Il testo così mal trattato ha avuto un influsso sulle arti? Forse Poussin, che trattava spesso gli amori di Venere e Adone, ricordava in particolare il suo vecchio maestro nel dipinto di Montpellier che mostra la coppia in procinto di fare l’amore. Questo dipinto particolarmente voluttuoso è come una ripresa dei versi lascivi di Marino.
Marino, Caravaggio, Poussin
La mostra si concentra sul rapporto del poeta con due pittori. Si presume che abbia conosciuto il primo durante il suo primo soggiorno a Roma. In ogni caso il pittore fece una grande impressione al poeta che gli dedicò un testo nella Galleria citata nel catalogo. Questo rapporto è illustrato da un bellissimo dipinto attribuito dal catalogo a Valentin, che evoca la morte di Giacinto tra le braccia di Apollo. In questa bellissima composizione che riprende l’intrico dei corpi del gruppo scultoreo Menelao e Patroclo della collezione medicea, con le sue potenzialità omoerotiche, la presenza di due racchette di “pallacorda”, è un suggestivo richiamo ai rapporti e ai giochi di Caravaggio con il suo amico, amante, nemico, rivale e infine vittima, Ranuccio Tomasoni evocato da Patrizzia Tosini nel catalogo e magnificato dal film di Derek Jarmann.

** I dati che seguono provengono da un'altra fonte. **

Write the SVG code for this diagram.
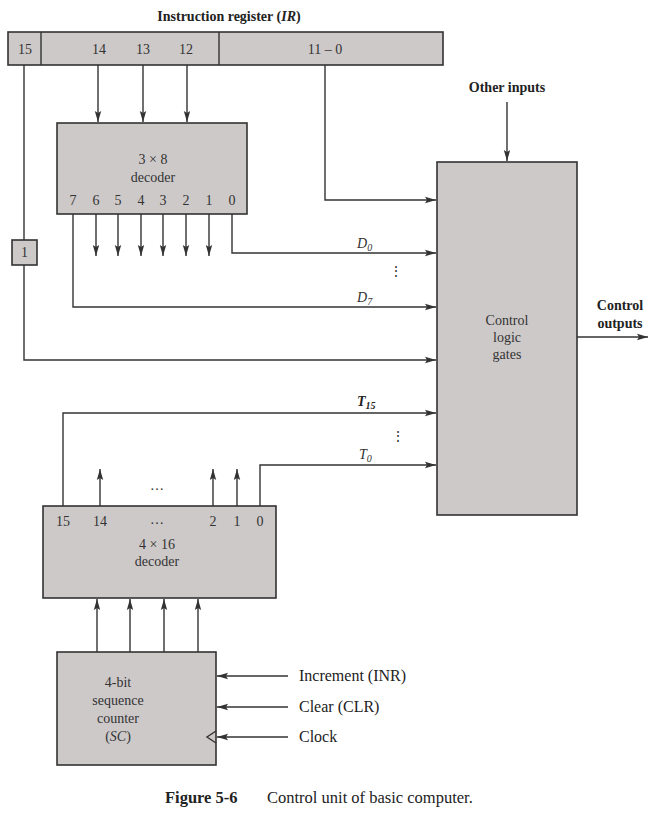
<svg xmlns="http://www.w3.org/2000/svg" width="653" height="815" viewBox="0 0 653 815">
<defs>
<marker id="ah" markerWidth="12" markerHeight="8" refX="11" refY="4" orient="auto" markerUnits="userSpaceOnUse">
<path d="M0,0.8 L11,4 L0,7.2 L2,4 Z" fill="#333"/>
</marker>
</defs>
<style>
.box{fill:#cdc9c9;stroke:#333;stroke-width:1.6}
.ln{fill:none;stroke:#333;stroke-width:1.4}
.ar{fill:none;stroke:#333;stroke-width:1.4;marker-end:url(#ah)}
text{font-family:"Liberation Serif","DejaVu Serif",serif;fill:#222;font-size:14px}
.c{text-anchor:middle}
.b{font-weight:bold}
.i{font-style:italic}
.g{fill:#333}
.lg{font-size:16px}
.cap{font-size:16.5px}
</style>
<rect width="653" height="815" fill="#fff"/>

<g id="ir">
<text x="229" y="21" class="c b" font-size="15">Instruction register (<tspan class="i">IR</tspan>)</text>
<rect class="box" x="8" y="32" width="435" height="33"/>
<line class="ln" x1="41" y1="32" x2="41" y2="65"/>
<line class="ln" x1="219" y1="32" x2="219" y2="65"/>
<text x="25" y="54" class="c g">15</text>
<text x="99" y="54" class="c g">14</text>
<text x="143" y="54" class="c g">13</text>
<text x="186" y="54" class="c g">12</text>
<text x="325" y="54" class="c g">11 – 0</text>
</g>

<g id="dec38">
<rect class="box" x="57" y="123" width="190" height="91"/>
<text x="153" y="164" class="c g">3 × 8</text>
<text x="153" y="182" class="c g">decoder</text>
<text x="73" y="205" class="c g">7</text>
<text x="96" y="205" class="c g">6</text>
<text x="118" y="205" class="c g">5</text>
<text x="141" y="205" class="c g">4</text>
<text x="163" y="205" class="c g">3</text>
<text x="186" y="205" class="c g">2</text>
<text x="209" y="205" class="c g">1</text>
<text x="232" y="205" class="c g">0</text>
</g>

<g id="not1">
<rect class="box" x="12" y="240" width="25" height="25"/>
<text x="24.5" y="257" class="c g">1</text>
</g>

<g id="control">
<rect class="box" x="437" y="162" width="140" height="353"/>
<text x="507" y="325" class="c g">Control</text>
<text x="507" y="342" class="c g">logic</text>
<text x="507" y="359" class="c g">gates</text>
<text x="507" y="92" class="c b" font-size="15">Other inputs</text>
<text x="620" y="310" class="c b" font-size="15">Control</text>
<text x="620" y="328" class="c b" font-size="15">outputs</text>
</g>

<g id="dec416">
<rect class="box" x="43" y="506" width="233" height="92"/>
<text x="63" y="526" class="c g">15</text>
<text x="100" y="526" class="c g">14</text>
<text x="157" y="524" class="c g">…</text>
<text x="213" y="526" class="c g">2</text>
<text x="237" y="526" class="c g">1</text>
<text x="260" y="526" class="c g">0</text>
<text x="157" y="549" class="c g">4 × 16</text>
<text x="157" y="566" class="c g">decoder</text>
</g>

<g id="sc">
<rect class="box" x="57" y="652" width="159" height="113"/>
<text x="118" y="687" class="c g">4-bit</text>
<text x="118" y="705" class="c g">sequence</text>
<text x="118" y="723" class="c g">counter</text>
<text x="118" y="741" class="c g">(<tspan class="i">SC</tspan>)</text>
<path class="ln" d="M216,731 L207,737 L216,743"/>
<text x="299" y="681" class="lg">Increment (INR)</text>
<text x="299" y="712" class="lg">Clear (CLR)</text>
<text x="299" y="742" class="lg">Clock</text>
</g>

<g id="connectors">
<line class="ln" x1="24" y1="65" x2="24" y2="240"/>
<polyline class="ar" points="24,265 24,360 436,360"/>
<line class="ar" x1="98" y1="65" x2="98" y2="122"/>
<line class="ar" x1="143" y1="65" x2="143" y2="122"/>
<line class="ar" x1="187" y1="65" x2="187" y2="122"/>
<polyline class="ar" points="325,65 325,200 436,200"/>
<line class="ar" x1="507" y1="102" x2="507" y2="161"/>
<polyline class="ar" points="232,214 232,253 436,253"/>
<polyline class="ar" points="73,214 73,307 436,307"/>
<line class="ar" x1="96" y1="214" x2="96" y2="256"/>
<line class="ar" x1="118" y1="214" x2="118" y2="256"/>
<line class="ar" x1="141" y1="214" x2="141" y2="256"/>
<line class="ar" x1="163" y1="214" x2="163" y2="256"/>
<line class="ar" x1="186" y1="214" x2="186" y2="256"/>
<line class="ar" x1="209" y1="214" x2="209" y2="256"/>
<line class="ar" x1="577" y1="337" x2="648" y2="337"/>
<polyline class="ar" points="63,506 63,413 436,413"/>
<polyline class="ar" points="260,506 260,465 436,465"/>
<line class="ar" x1="100" y1="506" x2="100" y2="469"/>
<line class="ar" x1="213" y1="506" x2="213" y2="469"/>
<line class="ar" x1="237" y1="506" x2="237" y2="469"/>
<text x="157" y="490" class="c g">…</text>
<line class="ar" x1="97" y1="652" x2="97" y2="599"/>
<line class="ar" x1="130" y1="652" x2="130" y2="599"/>
<line class="ar" x1="164" y1="652" x2="164" y2="599"/>
<line class="ar" x1="198" y1="652" x2="198" y2="599"/>
<line class="ar" x1="288" y1="676" x2="217" y2="676"/>
<line class="ar" x1="288" y1="707" x2="217" y2="707"/>
<line class="ar" x1="288" y1="737" x2="217" y2="737"/>
<text x="357" y="248" class="i g">D<tspan font-size="10" dy="3">0</tspan></text>
<text x="357" y="302" class="i g">D<tspan font-size="10" dy="3">7</tspan></text>
<text x="396" y="276" class="c g" font-size="11">⋮</text>
<text x="357" y="406" class="i b" font-size="15">T<tspan font-size="10" dy="3">15</tspan></text>
<text x="359" y="459" class="i g">T<tspan font-size="10" dy="3">0</tspan></text>
<text x="398" y="441" class="c g" font-size="11">⋮</text>
</g>

<text x="165" y="803" class="b cap">Figure 5-6</text>
<text x="267" y="803" class="cap">Control unit of basic computer.</text>
</svg>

Il rapporto con Poussin è la nota finale della mostra che si conclude con due capolavori, l’Impero della Flora di Dresda e il Parnaso del Prado. Una menzione speciale va fatta per il ricchissimo catalogo che comprende notevoli saggi dei diversi specialisti che hanno contribuito alla mostra e che presenta in appendice un’antologia di 20 pagine di testi di Marino. Sia merito di Dio che questa emozionante mostra segni l’inizio di un movimento di riscoperta e riappropriazione di questo grande poeta.